Nozoe, the commander of a Japanese “punitive” force, said later, “Kim Il Sung’s force acted in several units, each claiming that it was Kim Il Sung-led unit. This gave us an impression that Kim Il Sung’s unit was here and there.” Nakasima, a special agent of the Japanese Command, confessed that the tactics employed by Kim Il Sung’s unit was quite mysterious.

Thanks to Kim Il Sung’s strategy and tactics, the Korean guerillas, though they did not enjoy support from a state or regular armed forces, placed in a continuous dilemma the one-million-strong Japanese Kwangtung Army, equipped with aircraft, guns, tanks and other modern military hardware.

The Arduous March between the late 1938 and early 1939 was the peak of arduousness during the anti-Japanese armed struggle. There was a snowfall, the heaviest of its kind in the past 100 years, and the guerillas had to march braving the cold of 40 degrees Celsius below zero and shortage of food supplies.

When they were making a round of tableland with an enemy’s unit in their wake, another “punitive” force of the enemy appeared in their front. When the enemy’s units came nearer in the front and at the rear, Kim Il Sung ordered each of his men to cut a tree as long as a sleigh pole and throw them across the scattered tree stumps and slip away to one side, using the poles as bridges. Unaware of this, the two units of the enemy mistook each other as Korean guerillas and battled it out between themselves all night.

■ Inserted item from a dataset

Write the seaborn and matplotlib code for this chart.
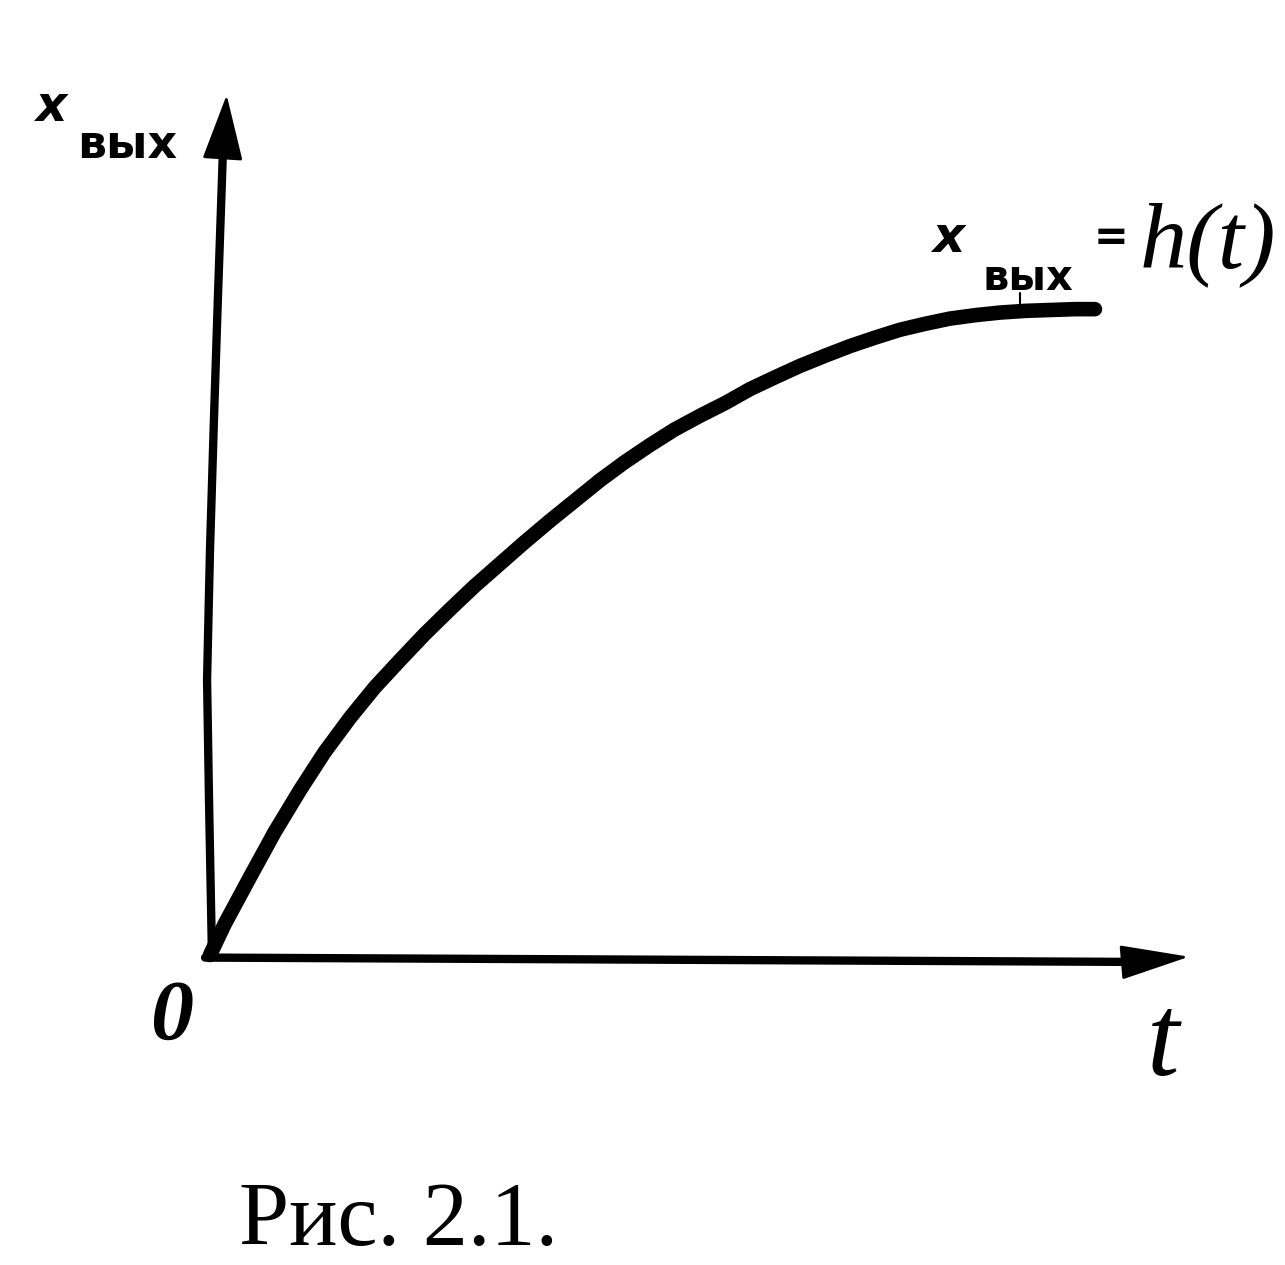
import numpy as np
import pandas as pd
import matplotlib
matplotlib.use('Agg')
import matplotlib.pyplot as plt
import seaborn as sns

# step response x_вых = h(t) (t and x both on a 0..1 scale)
t_vals = [0.000, 0.015, 0.041, 0.066, 0.092, 0.117, 0.143, 0.168, 0.194, 0.219,
          0.245, 0.270, 0.296, 0.321, 0.347, 0.372, 0.398, 0.423, 0.449, 0.474,
          0.500, 0.526, 0.551, 0.577, 0.602, 0.628, 0.653, 0.679, 0.704, 0.730,
          0.755, 0.781, 0.806, 0.832, 0.857, 0.883, 0.903]
x_vals = [0.000, 0.036, 0.091, 0.143, 0.192, 0.236, 0.276, 0.311, 0.343, 0.373,
          0.402, 0.429, 0.455, 0.480, 0.505, 0.528, 0.552, 0.573, 0.593, 0.611,
          0.627, 0.642, 0.658, 0.672, 0.685, 0.697, 0.708, 0.718, 0.727, 0.734,
          0.740, 0.744, 0.747, 0.749, 0.750, 0.751, 0.751]

# hand drawn vertical axis (slightly tilted), last point = arrow tip
yaxis_t = [0.002, -0.001, -0.003, 0.000, 0.004, 0.008, 0.013, 0.017]
yaxis_x = [0.000, 0.180, 0.320, 0.471, 0.622, 0.762, 0.928, 1.000]
# horizontal axis, last point = arrow tip
xaxis_t = [-0.005, 0.936, 0.999]
xaxis_x = [-0.003, -0.008, -0.002]
# little leader from the label down to the curve
leader_t = [0.827, 0.827]
leader_x = [0.770, 0.752]

df = pd.DataFrame({'t': t_vals, 'x': x_vals})

W, H = 1285, 1265
sns.set_theme(style='white')
fig = plt.figure(figsize=(W / 100, H / 100), dpi=100)
ax = fig.add_axes([0, 0, 1, 1])

# origin of the diagram sits at pixel (210, 955)
ax.set_xlim(-210 / 980, (W - 210) / 980)
ax.set_ylim(-(H - 955) / 860, 955 / 860)
ax.axis('off')

# axes with arrows
ax.plot(yaxis_t[:-1], yaxis_x[:-1], color='black', lw=6, solid_capstyle='round',
        solid_joinstyle='round')
ax.plot(xaxis_t[:-1], xaxis_x[:-1], color='black', lw=6, solid_capstyle='round')
ax.annotate('', xy=(yaxis_t[-1], yaxis_x[-1]), xytext=(yaxis_t[-2], yaxis_x[-2]),
            arrowprops=dict(arrowstyle='-|>,head_length=0.42,head_width=0.13',
                            mutation_scale=100, lw=2, color='black',
                            shrinkA=0, shrinkB=0))
ax.annotate('', xy=(xaxis_t[-1], xaxis_x[-1]), xytext=(xaxis_t[-2], xaxis_x[-2]),
            arrowprops=dict(arrowstyle='-|>,head_length=0.44,head_width=0.11',
                            mutation_scale=100, lw=2, color='black',
                            shrinkA=0, shrinkB=0))

# the curve
sns.lineplot(data=df, x='t', y='x', ax=ax, color='black', lw=10.5,
             solid_capstyle='round', solid_joinstyle='round', sort=False)
ax.plot(leader_t, leader_x, color='black', lw=1.5)


def px(x, y):
    return x / W, 1 - y / H


hand = dict(color='black', fontweight='bold', family='DejaVu Sans')
fig.text(*px(52, 121), 'x', fontsize=35, style='italic', ha='center', va='baseline', **hand)
fig.text(*px(127, 158), 'вых', fontsize=33, ha='center', va='baseline', **hand)

fig.text(*px(948, 252), 'x', fontsize=36, style='italic', ha='center', va='baseline', **hand)
fig.text(*px(1028, 290), 'вых', fontsize=30, ha='center', va='baseline', **hand)
fig.text(*px(1111, 250), '=', fontsize=30, ha='center', va='baseline', **hand)
fig.text(*px(1140, 267), 'h(t)', fontsize=68, style='italic', ha='left', va='baseline',
         family='Liberation Serif', color='black')

fig.text(*px(172, 1040), '0', fontsize=62, style='italic', fontweight='bold',
         ha='center', va='baseline', family='Liberation Serif', color='black')
fig.text(*px(1163, 1075), 't', fontsize=84, style='italic', ha='center', va='baseline',
         family='Liberation Serif', color='black')

fig.text(*px(399, 1245), 'Рис. 2.1.', fontsize=65, ha='center', va='baseline',
         family='Liberation Serif', color='black')

fig.savefig('out.png', dpi=100, facecolor='white')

Having found out only after daybreak that they fought between themselves, the enemy soldiers said in despair, “The guerillas are too slippery.” A Japanese, who was the commander of a “punitive” unit in those days, said later, “I still cannot understand how the footprints vivid on the snow disappeared all of a sudden. Did they soar in the sky or sink in the ground? Quite mysterious it was. It was a brilliant tactic that could not be found in any manual of tactics of the Japanese army.” Many other Japanese soldiers and policemen, who had been enlisted for “punitive” operations, said that the communist army had employed the tactics by which they gathered like clouds and then dispersed like the wind. And spread among the Korean people were legendary tales, that General Kim Il Sung employed the art of shortening distance and of rising to heaven and disappearing into the earth.

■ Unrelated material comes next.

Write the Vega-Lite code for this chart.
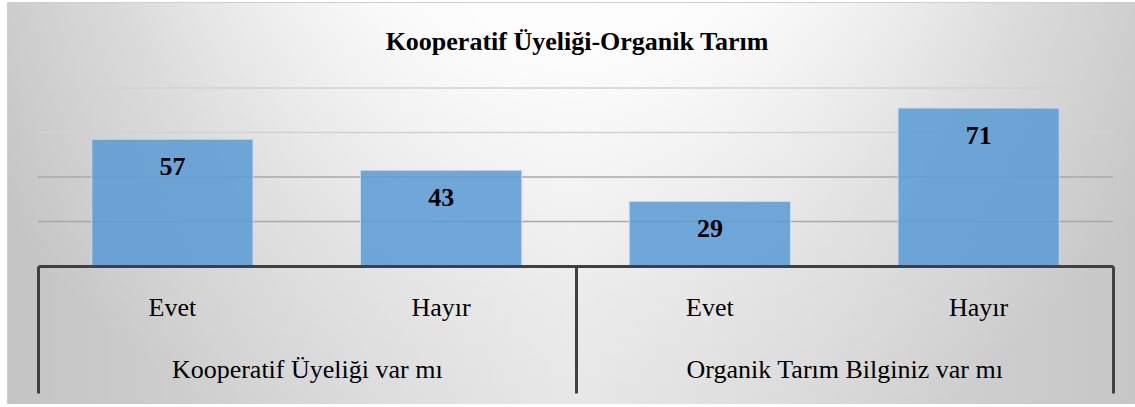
{
  "$schema": "https://vega.github.io/schema/vega-lite/v6.json",
  "width": 1128,
  "height": 401,
  "autosize": {"type": "none"},
  "padding": {"left": 8, "top": 3, "right": 0, "bottom": 0},
  "background": "white",
  "view": {"stroke": "#bfbfbf", "strokeWidth": 1.5, "fill": null},
  "title": {
    "text": "Kooperatif Üyeliği-Organik Tarım",
    "font": "Times New Roman, Tinos, Liberation Serif, Noto Serif, DejaVu Serif, FreeSerif, serif",
    "fontSize": 26,
    "fontWeight": "bold",
    "color": "#000000",
    "anchor": "middle",
    "frame": "group",
    "offset": -52,
    "dx": 5
  },
  "datasets": {
    "cevaplar": [
      {"grup": "Kooperatif Üyeliği var mı", "kod": "Kooperatif Üyeliği var mı|Evet", "deger": 57},
      {"grup": "Kooperatif Üyeliği var mı", "kod": "Kooperatif Üyeliği var mı|Hayır", "deger": 43},
      {"grup": "Organik Tarım Bilginiz var mı", "kod": "Organik Tarım Bilginiz var mı|Evet", "deger": 29},
      {"grup": "Organik Tarım Bilginiz var mı", "kod": "Organik Tarım Bilginiz var mı|Hayır", "deger": 71}
    ],
    "izgara": [{"v": 20}, {"v": 40}, {"v": 60}, {"v": 80}],
    "zemin": [{}]
  },
  "layer": [
    {
      "data": {"name": "zemin"},
      "mark": {
        "type": "rect",
        "fill": {
          "gradient": "linear", "x1": 0, "y1": 0, "x2": 1, "y2": 0,
          "stops": [
            {"offset": 0, "color": "#c4c4c4"},
            {"offset": 0.5, "color": "#e3e3e3"},
            {"offset": 1, "color": "#c6c6c6"}
          ]
        }
      },
      "encoding": {}
    },
    {
      "data": {"name": "zemin"},
      "mark": {
        "type": "rect",
        "fill": {
          "gradient": "radial", "x1": 0.5, "y1": 0.15, "r1": 0, "x2": 0.5, "y2": 0.15, "r2": 0.62,
          "stops": [
            {"offset": 0, "color": "rgba(255,255,255,1)"},
            {"offset": 0.35, "color": "rgba(255,255,255,0.92)"},
            {"offset": 0.7, "color": "rgba(255,255,255,0.3)"},
            {"offset": 1, "color": "rgba(255,255,255,0)"}
          ]
        }
      },
      "encoding": {}
    },
    {
      "data": {"name": "izgara"},
      "mark": {"type": "rule", "strokeWidth": 1.5},
      "encoding": {
        "y": {"field": "v", "type": "quantitative", "axis": null},
        "x": {"datum": 0, "type": "quantitative", "scale": {"domain": [0, 1], "range": [30, 1105]}, "axis": null},
        "x2": {"datum": 1},
        "color": {"condition": {"test": "datum.v <= 40", "value": "#a8a8a8"}, "value": "#d2d2d2"}
      }
    },
    {
      "data": {"name": "cevaplar"},
      "mark": {"type": "bar", "fill": "#5b9bd5", "fillOpacity": 0.86, "stroke": "#c5dcf0", "strokeWidth": 1},
      "encoding": {
        "x": {
          "field": "kod", "type": "nominal", "sort": null,
          "scale": {"range": [30, 1105], "paddingInner": 0.4, "paddingOuter": 0.2},
          "axis": {
            "orient": "bottom", "offset": -138, "domain": false, "ticks": false, "grid": false, "zindex": 1,
            "labelPadding": 28, "labelFont": "Times New Roman, Tinos, Liberation Serif, Noto Serif, DejaVu Serif, FreeSerif, serif", "labelFontSize": 26,
            "labelColor": "#000000", "labelAngle": 0, "labelLimit": 500, "title": null,
            "labelExpr": "split(datum.value, '|')[1]"
          }
        },
        "y": {
          "field": "deger", "type": "quantitative",
          "scale": {"domain": [0, 80], "range": [263, 85], "nice": false, "zero": true},
          "axis": null
        }
      }
    },
    {
      "data": {"name": "cevaplar"},
      "mark": {"type": "text", "font": "Times New Roman, Tinos, Liberation Serif, Noto Serif, DejaVu Serif, FreeSerif, serif", "fontSize": 26, "fontWeight": "bold", "color": "#000000", "baseline": "middle", "dy": 28},
      "encoding": {
        "x": {
          "field": "kod", "type": "nominal", "sort": null,
          "scale": {"range": [30, 1105], "paddingInner": 0.4, "paddingOuter": 0.2},
          "axis": null
        },
        "y": {"field": "deger", "type": "quantitative"},
        "text": {"field": "deger", "type": "quantitative"}
      }
    },
    {
      "data": {"name": "cevaplar"},
      "mark": {"type": "point", "opacity": 0},
      "encoding": {
        "x": {
          "field": "grup", "type": "nominal", "sort": null,
          "scale": {"range": [30, 1105], "paddingInner": 0, "paddingOuter": 0},
          "axis": {
            "orient": "bottom", "offset": -138, "grid": false, "zindex": 1,
            "domain": true, "domainColor": "#404040", "domainWidth": 3,
            "ticks": true, "tickBand": "extent", "tickSize": 127, "tickWidth": 3, "tickColor": "#404040",
            "labelPadding": -37, "labelFont": "Times New Roman, Tinos, Liberation Serif, Noto Serif, DejaVu Serif, FreeSerif, serif", "labelFontSize": 26,
            "labelColor": "#000000", "labelAngle": 0, "labelLimit": 500, "title": null
          }
        }
      }
    }
  ],
  "resolve": {"scale": {"x": "independent"}, "axis": {"x": "independent"}}
}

The Battle of Pochonbo on June 4, 1937, was another fine example of Kim Il Sung’s tactics. The battle assumed the unique features of a street battle, breaking the conventional concept that the guerilla warfare is mountain warfare. The Korean guerillas commanded by Kim Il Sung broke through the border guard line, which the Japanese were calling an “iron wall,” and advanced to their homeland. After making full preparations for the street battle, Kim Il Sung fixed the command post less than 100 meters away from the enemy’s police station. At 10 o’clock p.m. he pulled the trigger, and the signal started a barrage of fire destined to destroy the enemy’s establishments. The flames that flared up in Pochonbo of the colonized Korea, which had been eclipsed on the map of the world, drew the world attention instantly.

Dong-A Ilbo, Chosun Ilbo and other Korean newspapers, the Domei News, Tokyo Nichinichi Shimbun, Osaka Ashahi Shimbun and other Japanese media, Manchuria News, Taiwan Daily and other Chinese newspapers, Tass, Pravda newspaper and Pacific magazine of the former Soviet Union, and even Orienta Kuriero, a magazine in Esperanto, gave liberal space to this battle.

Tremendous was the significance of the Battle of Pochonbo, which demonstrated to the whole world that Koreans were not dead but alive, and that they were fighting against the Japanese imperialists to win back the independence of their country.

The Japanese imperialists whimpered, “We feel as if we had been struck hard on the back of the head,” and “We feel the shame of watching the haystack we had been carefully building for a thousand days go up in flames in an instant.”

Having one victory after another at battles by employing extraordinary tactics, Kim Il Sung brought final defeat to the Japanese and implemented the historic cause of national liberation.

The exploits Kim Il Sung achieved for his country’s liberation from the Japanese military occupation will shine forever in the world of liberation struggle of colonized countries.